(Records)
+ + + + +

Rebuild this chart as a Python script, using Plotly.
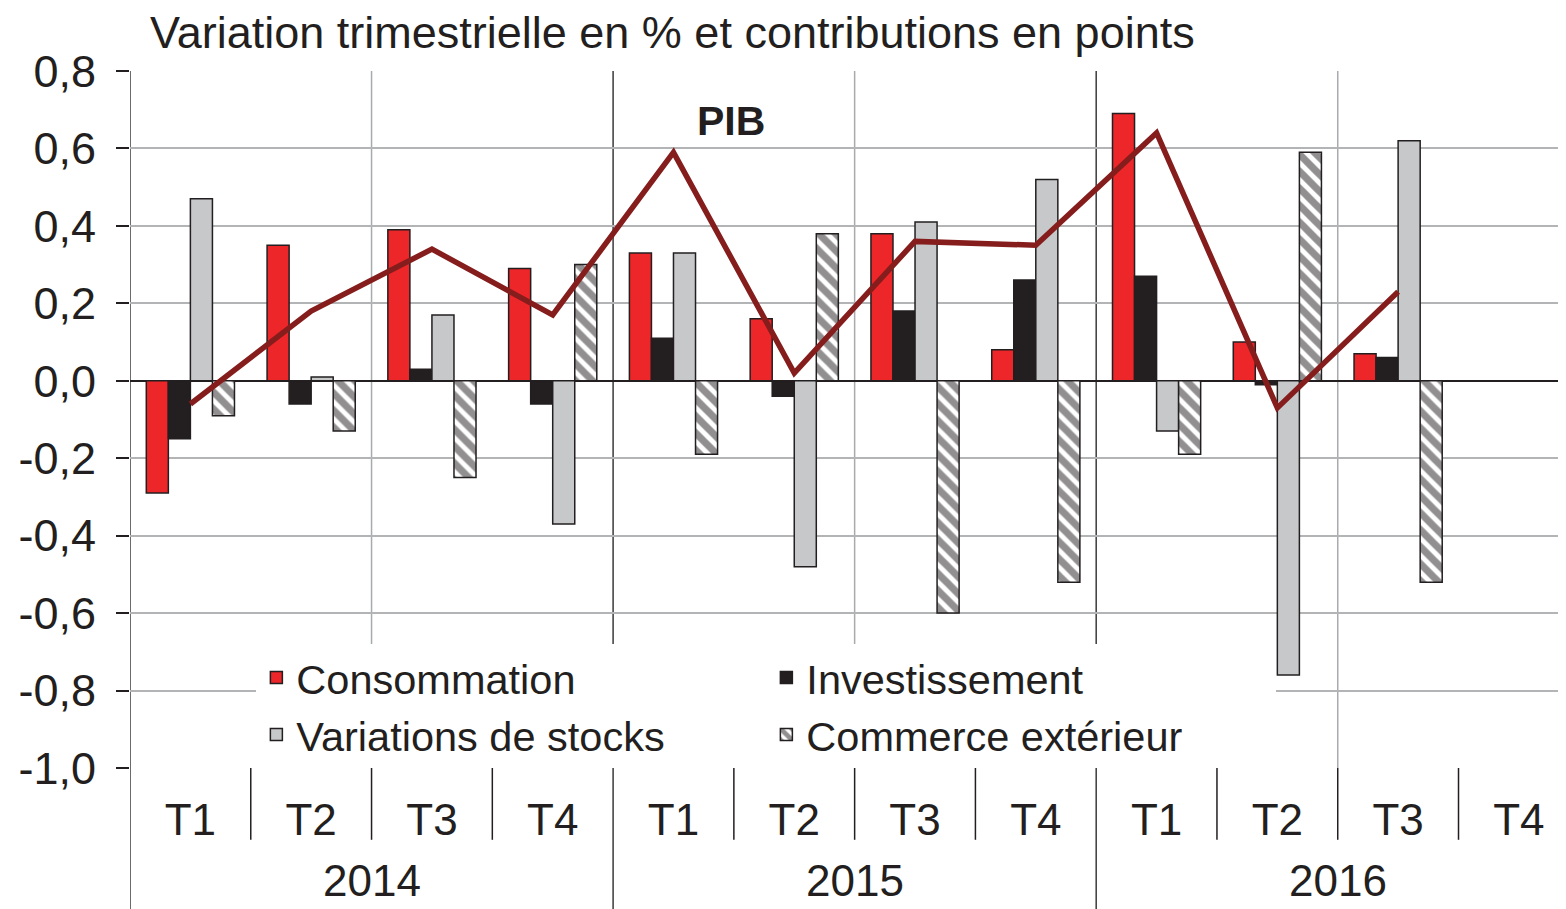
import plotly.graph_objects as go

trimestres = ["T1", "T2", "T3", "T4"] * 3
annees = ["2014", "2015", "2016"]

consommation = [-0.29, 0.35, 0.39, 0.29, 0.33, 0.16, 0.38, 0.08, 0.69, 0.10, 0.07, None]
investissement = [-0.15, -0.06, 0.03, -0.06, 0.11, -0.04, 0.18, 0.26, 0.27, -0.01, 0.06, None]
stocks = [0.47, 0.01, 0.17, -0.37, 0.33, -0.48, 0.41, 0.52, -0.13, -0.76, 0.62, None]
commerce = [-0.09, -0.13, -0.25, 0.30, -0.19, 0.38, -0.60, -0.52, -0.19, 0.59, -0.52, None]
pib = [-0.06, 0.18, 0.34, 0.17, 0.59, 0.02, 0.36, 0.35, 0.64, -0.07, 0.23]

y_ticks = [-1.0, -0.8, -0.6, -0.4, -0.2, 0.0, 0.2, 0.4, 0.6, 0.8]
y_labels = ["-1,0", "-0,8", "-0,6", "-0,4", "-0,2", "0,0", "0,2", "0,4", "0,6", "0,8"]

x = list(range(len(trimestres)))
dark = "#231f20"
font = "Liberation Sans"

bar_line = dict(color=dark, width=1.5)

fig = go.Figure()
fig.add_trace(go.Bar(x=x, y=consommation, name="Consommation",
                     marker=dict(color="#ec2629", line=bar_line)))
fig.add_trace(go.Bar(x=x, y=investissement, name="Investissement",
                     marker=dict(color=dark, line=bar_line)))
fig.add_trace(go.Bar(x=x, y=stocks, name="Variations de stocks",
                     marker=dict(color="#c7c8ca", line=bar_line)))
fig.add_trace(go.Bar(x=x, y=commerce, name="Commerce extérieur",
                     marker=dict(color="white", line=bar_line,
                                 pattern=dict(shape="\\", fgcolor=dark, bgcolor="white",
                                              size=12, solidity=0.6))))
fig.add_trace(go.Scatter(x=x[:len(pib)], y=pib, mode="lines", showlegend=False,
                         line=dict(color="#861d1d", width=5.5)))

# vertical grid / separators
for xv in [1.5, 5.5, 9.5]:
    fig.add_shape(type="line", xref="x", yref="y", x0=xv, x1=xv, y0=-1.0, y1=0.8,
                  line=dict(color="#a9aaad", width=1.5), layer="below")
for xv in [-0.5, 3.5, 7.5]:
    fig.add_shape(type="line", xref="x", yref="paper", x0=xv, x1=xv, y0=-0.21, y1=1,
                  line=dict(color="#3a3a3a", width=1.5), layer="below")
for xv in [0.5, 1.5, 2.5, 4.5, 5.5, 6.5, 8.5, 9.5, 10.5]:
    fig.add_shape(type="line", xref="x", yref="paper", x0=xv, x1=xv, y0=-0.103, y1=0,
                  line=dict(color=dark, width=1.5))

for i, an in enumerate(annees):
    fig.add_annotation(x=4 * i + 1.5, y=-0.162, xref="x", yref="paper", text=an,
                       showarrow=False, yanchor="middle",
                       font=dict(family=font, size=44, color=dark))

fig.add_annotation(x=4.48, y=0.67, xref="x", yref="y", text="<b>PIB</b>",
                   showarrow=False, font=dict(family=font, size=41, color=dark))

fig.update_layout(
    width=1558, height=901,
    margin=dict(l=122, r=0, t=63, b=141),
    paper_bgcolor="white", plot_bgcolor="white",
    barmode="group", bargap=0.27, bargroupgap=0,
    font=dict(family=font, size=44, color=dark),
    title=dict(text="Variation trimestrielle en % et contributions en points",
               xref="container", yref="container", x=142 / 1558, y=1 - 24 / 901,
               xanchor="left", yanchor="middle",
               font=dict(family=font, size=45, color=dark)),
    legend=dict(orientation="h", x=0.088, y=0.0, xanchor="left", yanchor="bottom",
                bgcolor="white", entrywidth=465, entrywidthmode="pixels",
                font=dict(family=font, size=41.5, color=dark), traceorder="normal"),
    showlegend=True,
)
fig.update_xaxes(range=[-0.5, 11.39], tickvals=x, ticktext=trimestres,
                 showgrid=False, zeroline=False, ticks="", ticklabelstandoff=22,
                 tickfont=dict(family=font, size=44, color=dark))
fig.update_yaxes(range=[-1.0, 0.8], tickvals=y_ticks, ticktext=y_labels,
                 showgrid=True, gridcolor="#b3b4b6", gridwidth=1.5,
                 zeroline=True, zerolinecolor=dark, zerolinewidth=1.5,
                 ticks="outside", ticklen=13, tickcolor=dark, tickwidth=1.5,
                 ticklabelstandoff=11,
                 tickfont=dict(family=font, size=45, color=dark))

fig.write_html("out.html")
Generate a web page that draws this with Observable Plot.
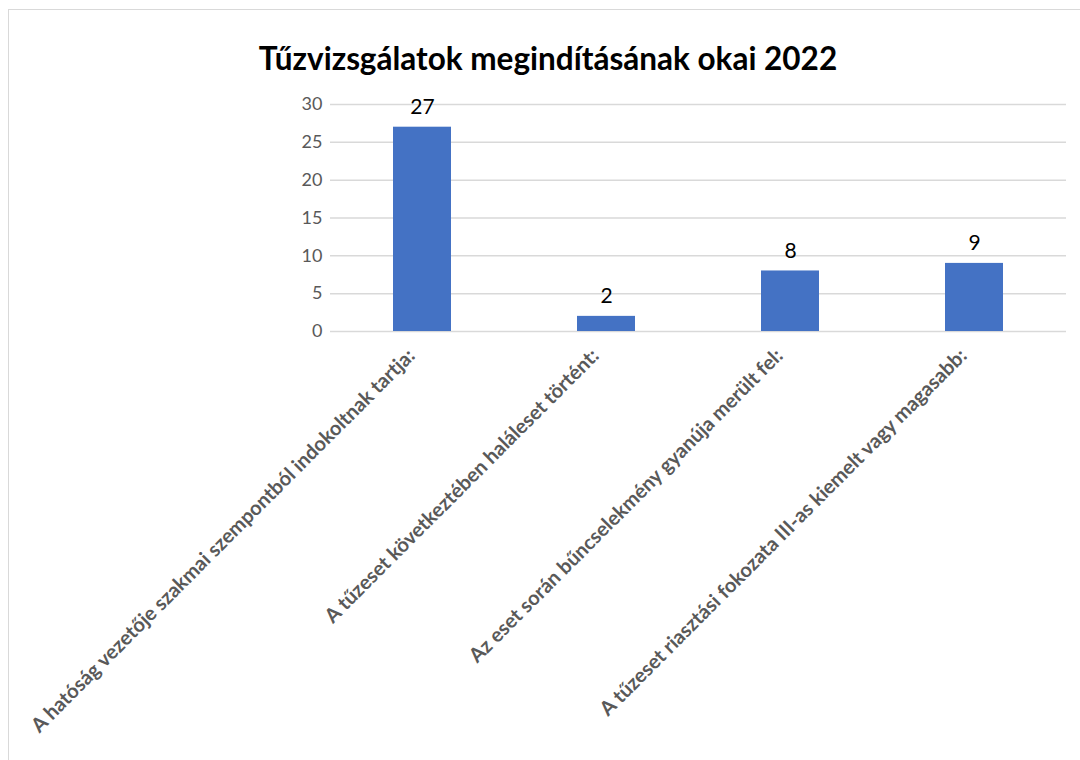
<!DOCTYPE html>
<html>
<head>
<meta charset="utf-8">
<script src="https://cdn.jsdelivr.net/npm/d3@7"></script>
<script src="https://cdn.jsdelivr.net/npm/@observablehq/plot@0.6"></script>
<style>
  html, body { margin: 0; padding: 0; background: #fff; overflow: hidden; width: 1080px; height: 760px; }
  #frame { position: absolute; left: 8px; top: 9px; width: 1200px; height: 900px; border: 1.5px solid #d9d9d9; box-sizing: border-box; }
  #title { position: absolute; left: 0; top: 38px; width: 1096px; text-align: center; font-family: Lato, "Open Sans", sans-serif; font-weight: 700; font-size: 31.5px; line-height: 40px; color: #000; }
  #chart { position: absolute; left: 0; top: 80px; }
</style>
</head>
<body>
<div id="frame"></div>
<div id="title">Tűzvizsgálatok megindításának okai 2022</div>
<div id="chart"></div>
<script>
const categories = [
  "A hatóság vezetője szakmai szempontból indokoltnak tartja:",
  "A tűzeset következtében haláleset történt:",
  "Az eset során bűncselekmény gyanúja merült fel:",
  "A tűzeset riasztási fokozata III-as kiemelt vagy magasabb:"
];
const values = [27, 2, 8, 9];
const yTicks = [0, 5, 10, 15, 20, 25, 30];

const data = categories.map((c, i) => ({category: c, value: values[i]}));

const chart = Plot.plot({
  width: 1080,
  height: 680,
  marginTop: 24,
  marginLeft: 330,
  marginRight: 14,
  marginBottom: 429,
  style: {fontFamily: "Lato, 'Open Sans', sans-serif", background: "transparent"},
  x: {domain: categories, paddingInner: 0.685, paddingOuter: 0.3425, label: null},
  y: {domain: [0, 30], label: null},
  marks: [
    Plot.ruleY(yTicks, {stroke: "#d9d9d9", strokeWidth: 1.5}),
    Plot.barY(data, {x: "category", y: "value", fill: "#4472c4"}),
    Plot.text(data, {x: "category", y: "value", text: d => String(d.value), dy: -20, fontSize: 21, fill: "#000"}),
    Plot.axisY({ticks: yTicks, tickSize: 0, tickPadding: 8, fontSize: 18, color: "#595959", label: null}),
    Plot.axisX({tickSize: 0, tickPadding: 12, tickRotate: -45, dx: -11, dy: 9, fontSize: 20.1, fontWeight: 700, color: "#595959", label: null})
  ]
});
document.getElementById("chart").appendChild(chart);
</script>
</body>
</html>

+ + + + +

Exactly the lines starting at the line containing "Generate a web" and ending at the line containing "const data = categories.map((c, i)" should be transcribed, both included; omit the pictures.

*Reply:*
Generate a web page that draws this with Observable Plot.
<!DOCTYPE html>
<html>
<head>
<meta charset="utf-8">
<script src="https://cdn.jsdelivr.net/npm/d3@7"></script>
<script src="https://cdn.jsdelivr.net/npm/@observablehq/plot@0.6"></script>
<style>
  html, body { margin: 0; padding: 0; background: #fff; overflow: hidden; width: 1080px; height: 760px; }
  #frame { position: absolute; left: 8px; top: 9px; width: 1200px; height: 900px; border: 1.5px solid #d9d9d9; box-sizing: border-box; }
  #title { position: absolute; left: 0; top: 38px; width: 1096px; text-align: center; font-family: Lato, "Open Sans", sans-serif; font-weight: 700; font-size: 31.5px; line-height: 40px; color: #000; }
  #chart { position: absolute; left: 0; top: 80px; }
</style>
</head>
<body>
<div id="frame"></div>
<div id="title">Tűzvizsgálatok megindításának okai 2022</div>
<div id="chart"></div>
<script>
const categories = [
  "A hatóság vezetője szakmai szempontból indokoltnak tartja:",
  "A tűzeset következtében haláleset történt:",
  "Az eset során bűncselekmény gyanúja merült fel:",
  "A tűzeset riasztási fokozata III-as kiemelt vagy magasabb:"
];
const values = [27, 2, 8, 9];
const yTicks = [0, 5, 10, 15, 20, 25, 30];

const data = categories.map((c, i) => ({category: c, value: values[i]}));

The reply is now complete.